* START *
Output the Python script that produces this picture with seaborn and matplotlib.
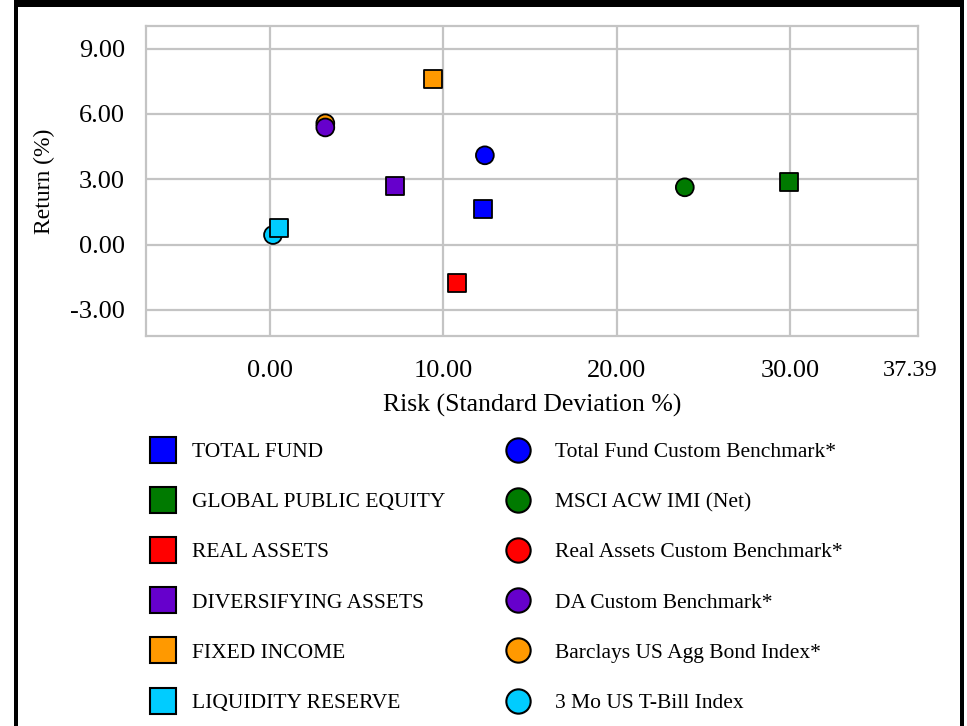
import numpy as np
import pandas as pd
import matplotlib
matplotlib.use("Agg")
import matplotlib.pyplot as plt
import matplotlib.transforms as mtransforms
from matplotlib.lines import Line2D
from matplotlib.patches import Rectangle
import seaborn as sns

# Portfolio composites (squares)
fund_names = ["TOTAL FUND", "GLOBAL PUBLIC EQUITY", "REAL ASSETS",
              "DIVERSIFYING ASSETS", "FIXED INCOME", "LIQUIDITY RESERVE"]
fund_risk = [12.29, 29.92, 10.77, 7.18, 9.38, 0.50]
fund_return = [1.62, 2.88, -1.78, 2.70, 7.59, 0.77]

# Benchmarks (circles); Real Assets benchmark has no plotted value
bench_names = ["Total Fund Custom Benchmark*", "MSCI ACW IMI (Net)",
               "Real Assets Custom Benchmark*", "DA Custom Benchmark*",
               "Barclays US Agg Bond Index*", "3 Mo US T-Bill Index"]
bench_risk = [12.39, 23.93, np.nan, 3.18, 3.18, 0.16]
bench_return = [4.10, 2.63, np.nan, 5.38, 5.57, 0.44]

colors = ["#0000FF", "#007A00", "#FF0000", "#6600CC", "#FF9900", "#00CCFF"]

x_ticks = [0.0, 10.0, 20.0, 30.0, 37.39]
y_ticks = [-3.0, 0.0, 3.0, 6.0, 9.0]

sns.set_theme(style="white")
plt.rcParams["font.family"] = ["Liberation Serif", "DejaVu Serif"]
plt.rcParams["text.color"] = "black"
plt.rcParams["axes.labelcolor"] = "black"

# benchmarks first (reverse order) so composites sit on top
rows = []
for name, rx, ry, c in reversed(list(zip(bench_names, bench_risk, bench_return, colors))):
    rows.append(dict(name=name, risk=rx, ret=ry, color=c, kind="bench"))
for name, rx, ry, c in zip(fund_names, fund_risk, fund_return, colors):
    rows.append(dict(name=name, risk=rx, ret=ry, color=c, kind="fund"))
df = pd.DataFrame(rows)
plot_df = df.dropna(subset=["risk", "ret"])

palette = dict(zip(df["name"], df["color"]))
marker_map = {n: ("o" if k == "bench" else "s") for n, k in zip(df["name"], df["kind"])}

fig = plt.figure(figsize=(9.67, 7.26), dpi=100)
ax = fig.add_axes([146 / 967, 1 - 336 / 726, (918 - 146) / 967, (336 - 26) / 726])

sns.scatterplot(data=plot_df, x="risk", y="ret", hue="name", style="name",
                palette=palette, markers=marker_map, s=165,
                edgecolor="black", linewidth=1.3, legend=False, ax=ax, zorder=3)

grid_c = "#C4C4C4"
ax.set_xlim(-7.17, 37.39)
ax.set_ylim(-4.20, 10.04)
ax.set_xticks(x_ticks)
ax.set_xticklabels([f"{v:.2f}" for v in x_ticks])
ax.set_yticks(y_ticks)
ax.set_yticklabels([f"{v:.2f}" for v in y_ticks])
ax.grid(True, color=grid_c, linewidth=1.6)
ax.set_axisbelow(True)
for sp in ax.spines.values():
    sp.set_color(grid_c)
    sp.set_linewidth(1.6)
ax.tick_params(axis="both", which="major", direction="out", length=8.5,
               width=1.2, color=grid_c, labelsize=19, labelcolor="black")
ax.tick_params(axis="y", pad=6.5)
ax.tick_params(axis="x", pad=9)
last = ax.xaxis.get_major_ticks()[-1]
last.tick1line.set_visible(False)
last.gridline.set_visible(False)
last.label1.set_fontsize(17.5)
last.label1.set_transform(last.label1.get_transform()
                          + mtransforms.ScaledTranslation(-8 / 100, 0, fig.dpi_scale_trans))

ax.set_xlabel("Risk (Standard Deviation %)", fontsize=18.5, labelpad=8)
ax.set_ylabel("Return (%)", fontsize=17, labelpad=11)

# legend: composites in the left column, benchmarks in the right
sq_handles = [Line2D([], [], linestyle="none", marker="s", markersize=19,
                     markerfacecolor=c, markeredgecolor="black",
                     markeredgewidth=1.5, label=n)
              for n, c in zip(fund_names, colors)]
ci_handles = [Line2D([], [], linestyle="none", marker="o", markersize=17.5,
                     markerfacecolor=c, markeredgecolor="black",
                     markeredgewidth=1.5, label=n)
              for n, c in zip(bench_names, colors)]
common = dict(frameon=False, fontsize=15.5, loc="upper left", borderpad=0,
              borderaxespad=0, handlelength=1.3, labelspacing=1.40)
fig.legend(handles=sq_handles, bbox_to_anchor=(149 / 967, 1 - 442 / 726),
           handletextpad=0.72, **common)
fig.legend(handles=ci_handles, bbox_to_anchor=(504 / 967, 1 - 442 / 726),
           handletextpad=1.05, **common)

# page frame
fig.add_artist(Rectangle((14 / 967, 1 - 7 / 726), 950 / 967, 7 / 726,
                         transform=fig.transFigure, color="black", lw=0))
fig.add_artist(Rectangle((14 / 967, 0), 4 / 967, 1,
                         transform=fig.transFigure, color="black", lw=0))
fig.add_artist(Rectangle((960 / 967, 0), 4 / 967, 1,
                         transform=fig.transFigure, color="black", lw=0))

fig.savefig("out.png", dpi=100)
* END *
● Problem description
Write out, word for word, the lines from the start of the data through the one holding "fund_return = [1.62, 2.88, -1.78, 2.70, 7.59, 0.77]". Omit pictures.

● Task solution
Output the Python script that produces this picture with seaborn and matplotlib.
import numpy as np
import pandas as pd
import matplotlib
matplotlib.use("Agg")
import matplotlib.pyplot as plt
import matplotlib.transforms as mtransforms
from matplotlib.lines import Line2D
from matplotlib.patches import Rectangle
import seaborn as sns

# Portfolio composites (squares)
fund_names = ["TOTAL FUND", "GLOBAL PUBLIC EQUITY", "REAL ASSETS",
              "DIVERSIFYING ASSETS", "FIXED INCOME", "LIQUIDITY RESERVE"]
fund_risk = [12.29, 29.92, 10.77, 7.18, 9.38, 0.50]
fund_return = [1.62, 2.88, -1.78, 2.70, 7.59, 0.77]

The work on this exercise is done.